E, foi esta necessidade de voltarmos a nos relacionar com os demais, a saber estar em sociedade e a aprender a ser cidadãos ativos, sem precisarmos de recorrer à rede, ao suporte que o telemóvel fornece aos mais tímidos, que terá, certamente, estado na base da decisão da tutela no que respeita à proibição do uso dos telemóveis nas escolas.

Enquanto mãe, considero esta uma decisão fantástica, pois obriga as crianças a correr, a brincar às escondidas e à apanhada e os adolescentes a conversar sobre os mais variados assuntos, desde preferências musicais ao futebol, passando pelas últimas dicas de maquilhagem e unhas de gel e pelo último grito da moda que todos querem usar!

Enquanto professora, aplaudo, veementemente, esta decisão que tardou em chegar! Se, por um lado, e para os alunos mais velhos, os telemóveis são úteis dentro de uma sala de aula, para pesquisas e projetos pontuais, por outro, o seu uso foi generalizado a todos os recintos escolares, tornando os recreios e os espaços de convívio em autênticos cenários digitais, com jovens estudantes sentados em círculos, ou em pé, a jogarem virtualmente uns com os outros, a visualizarem tiktocs e, até mesmo, a conversarem num mundo onde as palavras ditas são mudas, desprovidas de som, substituídas por sms digitados à velocidade da luz.

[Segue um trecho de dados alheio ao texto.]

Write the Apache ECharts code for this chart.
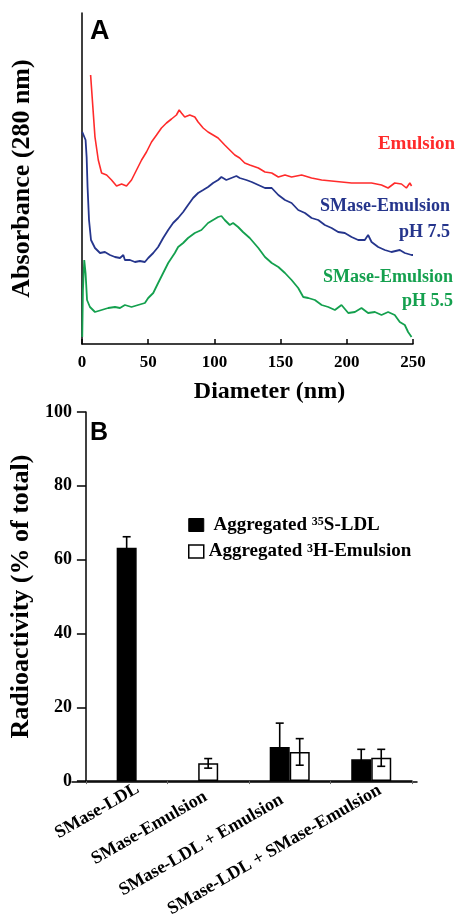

O ano letivo iniciou em muitas escolas no dia 11 de setembro e as ordens emanadas da tutela estão em vigor e a ser cumpridas. O Agrupamento no qual leciono não fugiu à regra e verificam-se já algumas diferenças no saber estar e interagir dos alunos. Finalmente, uma medida imposta pela tutela que visa o bem-estar geral de toda a comunidade educativa e que, ao contrário do que à priori poderíamos pensar, foi muito fácil de implementar, encontrando-se já a dar os primeiros frutos!

O pátio fervilha com as conversas e as risadas ecoam! Os alunos dão asas à sua imaginação e reaprendem a saber estar e a falar com os seus pares e com os adultos, reaprendem a interagir e a fazer parte de um todo, a serem jovens com participação ativa na sociedade e no mundo em que vivem.

Nas salas de aula, a célebre frase proferida e bem conhecida por todos os docentes “guarda o telemóvel!”, já não se ouve, e os alunos, mais presentes e concentrados nas tarefas da aula, podem, finalmente, desenvolver competências sociais e de comunicação, que se tinham perdido devido à dependência causada pelo telemóvel.

Parece que recuei no tempo e voltei aos primeiros anos de profissão, sem internet, sem iphones ou andróides, apenas a imaginação dos alunos que, tal como há décadas atrás, inventam mil e uma formas de estar e brincar, incluindo todos, inclusivamente aqueles que não têm telemóveis de topo gama, pois, afinal, já são necessários para que haja pontos de encontro entre os jovens. O companheirismo, a amizade e a tão almejada interação e participação social ativa parecem, finalmente, estar de volta às nossas escolas portuguesas!